As the oscillating frequency of the PFPU increases, the unit area particle contact number of pin-fin gradually increases, the contact time of particles with pin-fin gradually decreases and the particle renewal near the pin-fin accelerates. When the PFPU oscillates under the condition of OD = Y, f = 10 Hz and A_m = 0.25 D, the unit area particle contact number of pin-fin is increased by 40% and the contact time of particles with pin-fin is reduced by 61%, compared with the static PFPU. The heat transfer coefficients of particles flow around the PFPU increase with the frequency increasing. When the PFPU oscillates under the condition of OD = Y, f = 10 Hz and A_m = 0.25 D, the heat transfer coefficient of the particles flow around the PFPU is 28% higher than that of the particle flow around the plate.

(3)

When the PFPU oscillates along the Z direction, the unit area particle contact number of pin-fin decreases with the amplitude increasing and the cavity zone at the bottom of the pin-fin oscillating along the Z direction increases. The unit area particle contact number of pin-fin is significantly lower than that of the pin-fin oscillating along the Y direction. The heat transfer coefficients of particles flow around the PFPU increase with the amplitude increasing. The heat transfer coefficient of the PFPU oscillating along the Y direction is larger than that of the PFPU oscillating along the Z direction. When the PFPU oscillates under the condition of OD = Y, f = 3 Hz and A_m = 1.25 D, the heat transfer coefficient of the particles flow around the PFPU increases by 50% compared with that of the particle flow around the plate.
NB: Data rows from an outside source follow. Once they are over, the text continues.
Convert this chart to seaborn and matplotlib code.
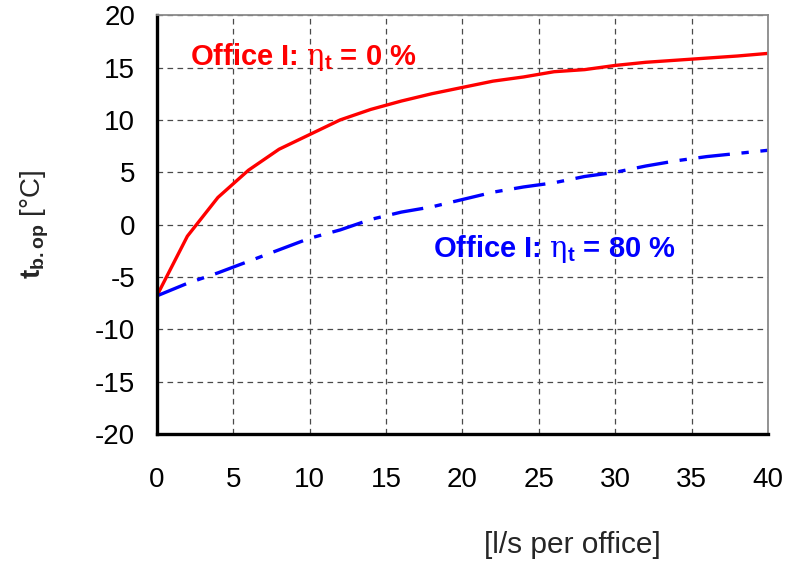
import numpy as np
import pandas as pd
import matplotlib
matplotlib.use("Agg")
import matplotlib.pyplot as plt
import seaborn as sns

# Airflow per office [l/s]
airflow = [0, 2, 4, 6, 8, 10, 12, 14, 16, 18, 20, 22, 24, 26, 28, 30, 32, 34, 36, 38, 40]
# Balance temperature, no heat recovery
t_eta0 = [-6.8, -1.1, 2.6, 5.2, 7.2, 8.6, 10.0, 11.0, 11.8, 12.5, 13.1, 13.7, 14.1, 14.6,
          14.8, 15.2, 15.5, 15.7, 15.9, 16.1, 16.35]
# Balance temperature, 80 % heat recovery
t_eta80 = [-6.8, -5.6, -4.6, -3.5, -2.4, -1.3, -0.5, 0.5, 1.2, 1.7, 2.4, 3.1, 3.6, 4.0,
           4.6, 5.0, 5.6, 6.1, 6.5, 6.8, 7.1]

x_ticks = [0, 5, 10, 15, 20, 25, 30, 35, 40]
y_ticks = [-20, -15, -10, -5, 0, 5, 10, 15, 20]

sns.set_style("white")
plt.rcParams["font.family"] = ["Liberation Sans", "DejaVu Sans"]
plt.rcParams["axes.unicode_minus"] = False
plt.rcParams["mathtext.fontset"] = "custom"
plt.rcParams["mathtext.rm"] = "DejaVu Serif"
plt.rcParams["mathtext.bf"] = "Liberation Sans:bold"
plt.rcParams["mathtext.it"] = "DejaVu Serif"

df = pd.DataFrame({
    "airflow": airflow * 2,
    "t": t_eta0 + t_eta80,
    "case": ["0"] * len(airflow) + ["80"] * len(airflow),
})

fig = plt.figure(figsize=(8.0, 5.61), dpi=100)
ax = fig.add_axes([0.196, 0.226, 0.764, 0.747])

sns.lineplot(data=df[df.case == "0"], x="airflow", y="t", color="#ff0000",
             linewidth=2.4, ax=ax, legend=False)
sns.lineplot(data=df[df.case == "80"], x="airflow", y="t", color="#0000ff",
             linewidth=2.4, ax=ax, legend=False)
ax.lines[1].set_dashes([9.5, 3.5, 2.2, 3.5])
ax.lines[1].set_dash_capstyle("butt")

ax.set_xlim(0, 40)
ax.set_ylim(-20, 20)
ax.set_xticks(x_ticks)
ax.set_yticks(y_ticks)
ax.set_xticklabels([str(v) for v in x_ticks])
ax.set_yticklabels([str(v) for v in y_ticks])
ax.tick_params(axis="both", labelsize=20, length=7.5, width=2.4, direction="out",
               color="black", labelcolor="black")
ax.tick_params(axis="y", pad=8)
ax.tick_params(axis="x", pad=16)
ax.grid(True, linestyle=(0, (4.5, 3.5)), color="#4a4a4a", linewidth=0.9)
ax.set_axisbelow(True)

for side in ("left", "bottom"):
    ax.spines[side].set_color("black")
    ax.spines[side].set_linewidth(2.4)
for side in ("top", "right"):
    ax.spines[side].set_color("#8a8a8a")
    ax.spines[side].set_linewidth(1.3)

ax.set_xlabel("")
ax.set_ylabel("")
fig.text(35 / 800, 1 - 224 / 561, r"$\mathbf{t}_{\mathbf{b.op}}$ [°C]", fontsize=20,
         rotation=90, ha="center", va="center")
fig.text(0.715, 1 - 545 / 561, "[l/s per office]", fontsize=21.5, ha="center", va="center")

ax.text(2.16, 15.23, r"Office I: $\mathrm{\eta}_{\mathbf{t}}$ = 0 %", color="#ff0000",
        fontsize=21, fontweight="bold", ha="left", va="baseline")
ax.text(18.05, -3.1, r"Office I: $\mathrm{\eta}_{\mathbf{t}}$ = 80 %", color="#0000ff",
        fontsize=21, fontweight="bold", ha="left", va="baseline")

fig.savefig("out.png", dpi=100)
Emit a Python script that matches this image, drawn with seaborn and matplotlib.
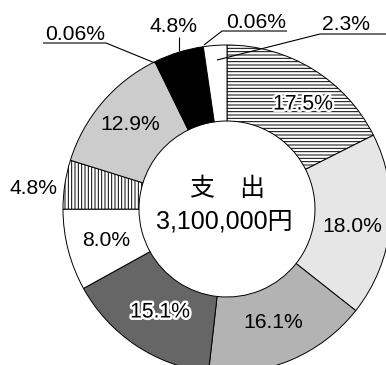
import matplotlib
matplotlib.use("Agg")
import matplotlib.pyplot as plt
import matplotlib.patheffects as pe
import seaborn as sns

sns.set_theme(style="white")
plt.rcParams['font.family'] = ['Liberation Sans', 'Noto Sans CJK JP']
plt.rcParams['hatch.linewidth'] = 0.7

# data (clockwise from 12 o'clock)
labels = ["17.5%", "18.0%", "16.1%", "15.1%", "8.0%", "4.8%", "12.9%", "0.06%", "4.8%", "0.06%", "2.3%"]
values = [17.5, 18.0, 16.1, 15.1, 8.0, 4.8, 12.9, 0.06, 4.8, 0.06, 2.3]
colors = ["#ffffff", "#e6e6e6", "#b3b3b3", "#666666", "#ffffff", "#ffffff",
          "#cccccc", "#b3b3b3", "#000000", "#b3b3b3", "#ffffff"]
hatches = ["-----", "", "", "", "", "|||||", "", "", "", "", ""]
center_title = "支\u3000出"
center_total = "3,100,000円"

W, H = 386, 365
R = 164.0
CX, CY = 227.0, 209.0

fig = plt.figure(figsize=(W / 100, H / 100), dpi=100)
ax = fig.add_axes([0, 0, 1, 1])

wedges, _ = ax.pie(values, colors=colors, startangle=90, counterclock=False,
                   radius=1.0, wedgeprops=dict(width=1 - 88 / 164, edgecolor='black', linewidth=0.7))
for w, h in zip(wedges, hatches):
    if h:
        w.set_hatch(h)

ax.set_xlim(-CX / R, (W - CX) / R)
ax.set_ylim(-(H - CY) / R, CY / R)
ax.set_aspect('equal')
ax.axis('off')


def p2d(px, py):
    return ((px - CX) / R, (CY - py) / R)


fs = 15.2
fs_center = 18
stroke = [pe.withStroke(linewidth=3.5, foreground='white')]

# label positions in pixel space
pos = {
    0: (303, 104, True),
    1: (352, 226, False),
    2: (273, 322, False),
    3: (160, 312, True),
    4: (106, 240, False),
    5: (33, 188, False),
    6: (130, 125, False),
}
for i, (px, py, st) in pos.items():
    x, y = p2d(px, py)
    t = ax.text(x, y, labels[i], ha='center', va='center', fontsize=fs, color='black')
    if st:
        t.set_path_effects(stroke)

# outside labels with leader lines
outside = [
    (7, (75, 35), [(43, 43), (106, 43), (155, 63)]),
    (8, (174, 26), [(179, 37), (179, 51)]),
    (9, (256, 23), [(287, 31), (222, 31), (204, 45)]),
    (10, (346, 25), [(386, 34), (320, 34), (217, 60)]),
]
for i, tp, line in outside:
    x, y = p2d(*tp)
    ax.text(x, y, labels[i], ha='center', va='center', fontsize=fs, color='black')
    xs = [p2d(*p)[0] for p in line]
    ys = [p2d(*p)[1] for p in line]
    ax.plot(xs, ys, color='black', linewidth=0.8, solid_capstyle='butt')

x, y = p2d(227, 189)
ax.text(x, y, center_title, ha='center', va='center', fontsize=fs_center, color='black')
x, y = p2d(224, 221)
ax.text(x, y, center_total, ha='center', va='center', fontsize=fs_center, color='black')

fig.savefig("out.png", dpi=100)
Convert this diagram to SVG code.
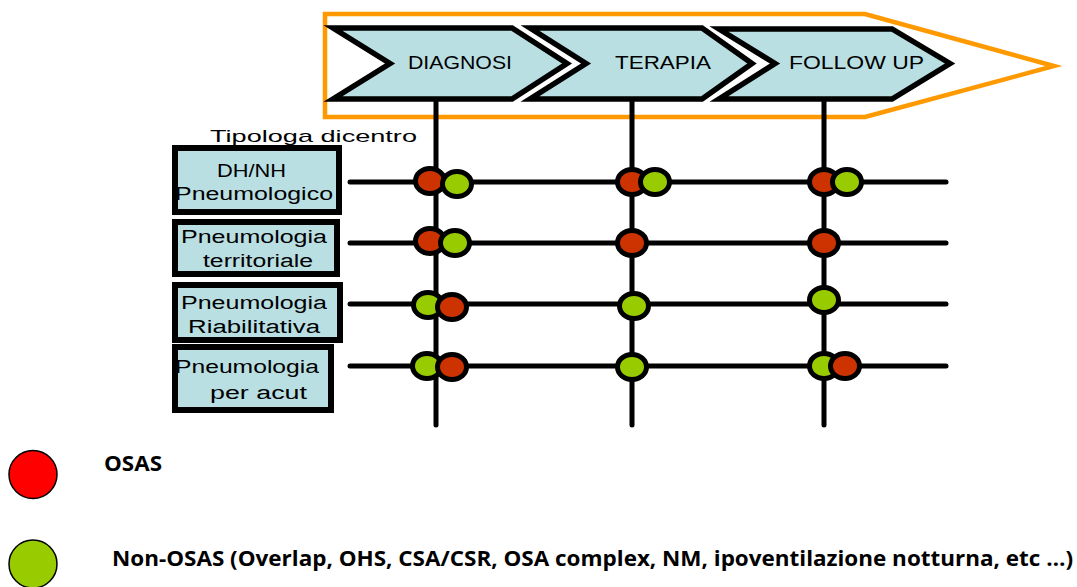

The present results show that the effect of the pin-fin and vibration on the enhancement of heat transfer is significant, especially the enhancement of vibration perpendicular to the particle flow direction is better. The research in this paper provides more options for the optimization of MBHE, but the economic efficiency of this method and the influence of vibration on the life of heat exchanger still need to be studied in the future.